A porta de saída ficara fechada. Não houve tempo a fim de que o motorista conseguisse abri-la. Os passageiros, encurralados, só tinham a porta de entrada, já em chamas, e a possibilidade de pular pelas janelas, igualmente em chamas. Houve uma explosão. O coletivo, em fração de minutos, era engolido pelas labaredas.
Quadro aterrador! Passageiros saindo do veículo, com dores intensas, os corpos em chamas, correndo, desesperados, pela rua. Um saldo de cinco mortes instantâneas. Muitos feridos gravemente. Os culpados: um dez monstros seguramente saídos das profundezas do inferno. As adolescentes, manipuladas pelos patifes, sumiram do local, quem sabe, para servirem de instrumentos diabólicos desses criminosos que nascem como ratos espalhando o terror e o cheiro de enxofre pelas narinas nauseabundas.
Não eram terroristas, como um amigo meu, jornalista, me corrigiu: não defendiam nenhuma ideologia, nem princípios, nem causas sociais, Eram animais selvagens, mentecaptos, tresloucados, cruéis, covardes brutamontes, energúmenos, psicopatas sociais, talvez incuráveis, que mereciam permanecer trancafiados pelo resto da vida, que não merecem misericórdia.
Quando, em meio à nossa indignação pelo ato bárbaro, tomamos conhecimento desse plano satânico, tramado seguramente por Belzebu, nossa indignação foge aos princípios ético-religiosos normais e passamos a comungar com um tipo de punição – a pena capital - para esses escroques, incendiários, monstros saídos da nossa sociedade afluente,ou melhor, construídos talvez por essa sociedade desigual, individualista e indiferente.
O ônibus 350, que eu soubesse, nunca fora alvo de atentados dessa natureza. O motorista da tragédia, que escapou ileso, já declarou que deixará de trabalhar na empresa. Dizem que os culpados já foram punidos com a pena de morte perpetrada por outros bando de uma facção adversária no mundo do tráfico de drogas, armas e de outros crimes abomináveis.
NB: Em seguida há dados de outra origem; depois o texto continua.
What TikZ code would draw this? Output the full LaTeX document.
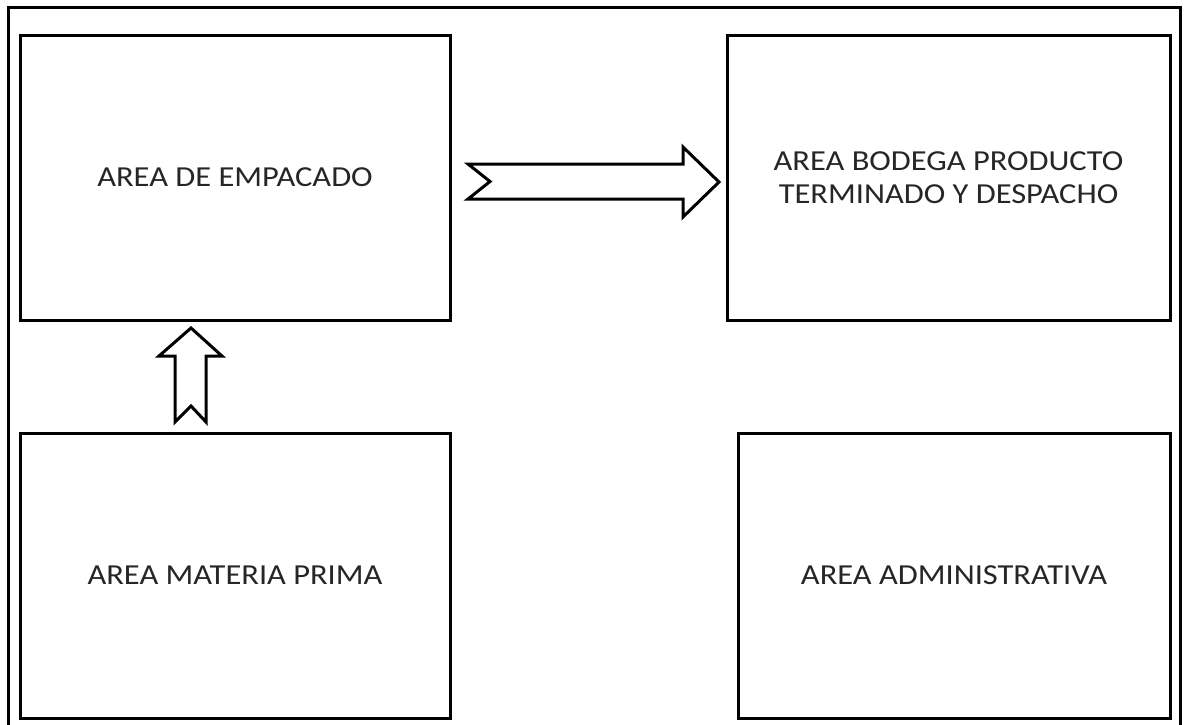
\documentclass[tikz,border=0pt]{standalone}
\usepackage{fontspec}
\setmainfont{Carlito}[FakeStretch=1.12]
\begin{document}
\begin{tikzpicture}[x=1pt, y=-1pt,
		area/.style={draw, line width=3pt, minimum height=285pt, align=center,
			font=\fontsize{29}{33}\selectfont, text=black!85},
		blockarrow/.style={draw, line width=3pt, fill=white, line join=miter}]
		\useasboundingbox (0,0) rectangle (1190,724);
		% outer frame
		\draw[line width=3pt] (8,728) -- (8,7) -- (1180,7) -- (1180,728);
		% areas
		\node[area, minimum width=430pt] (empacado) at (235,177.5) {AREA DE EMPACADO};
		\node[area, minimum width=443pt] (bodega) at (948.5,177.5) {AREA BODEGA PRODUCTO\\TERMINADO Y DESPACHO};
		\node[area, minimum width=430pt] (materia) at (235,575.5) {AREA MATERIA PRIMA};
		\node[area, minimum width=432pt] (admin) at (954,575.5) {AREA ADMINISTRATIVA};
		% flow arrows
		\draw[blockarrow] (468,164) -- (683,164) -- (683,147) -- (719,182) -- (683,217)
			-- (683,199) -- (468,199) -- (490,181.5) -- cycle;
		\draw[blockarrow] (175,422) -- (175,356) -- (159,356) -- (191,328) -- (222,356)
			-- (206,356) -- (206,422) -- (191,406) -- cycle;
\end{tikzpicture}
\end{document}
A vida em si punira os culpados.
Enquanto isso, a cidade do Rio de Janeiro perde sobretudo no campo do turismo, que sofreu mais um golpe em face da incapacidade das autoridades de segurança, as quais, por incompetência e imprevidência, não dão conta da escalada do crime organizado, das máfias dos morros em suas lutas intestinas pelo controle do narcotráfico, com rivais do mesmo naipe da bandidagem instalada na cidade do Rio de Janeiro e em outras capitais do país.
Se para cada marginal morto pela polícia carioca corresponder uma retaliação da parte dos criminosos do tráfico, é de se recear pela integridade física dos cariocas, que poderão ser outras tantas vítimas inocentes da selvageria de monstros mefistofélicos em pele de humanos, prontos a transformar a bela cidade de São Sebastião em presa fácil de suas sanha em novos atos semelhantes aos do ônibus 350.
Nota do autor: A tragédia ocorreu em 2005.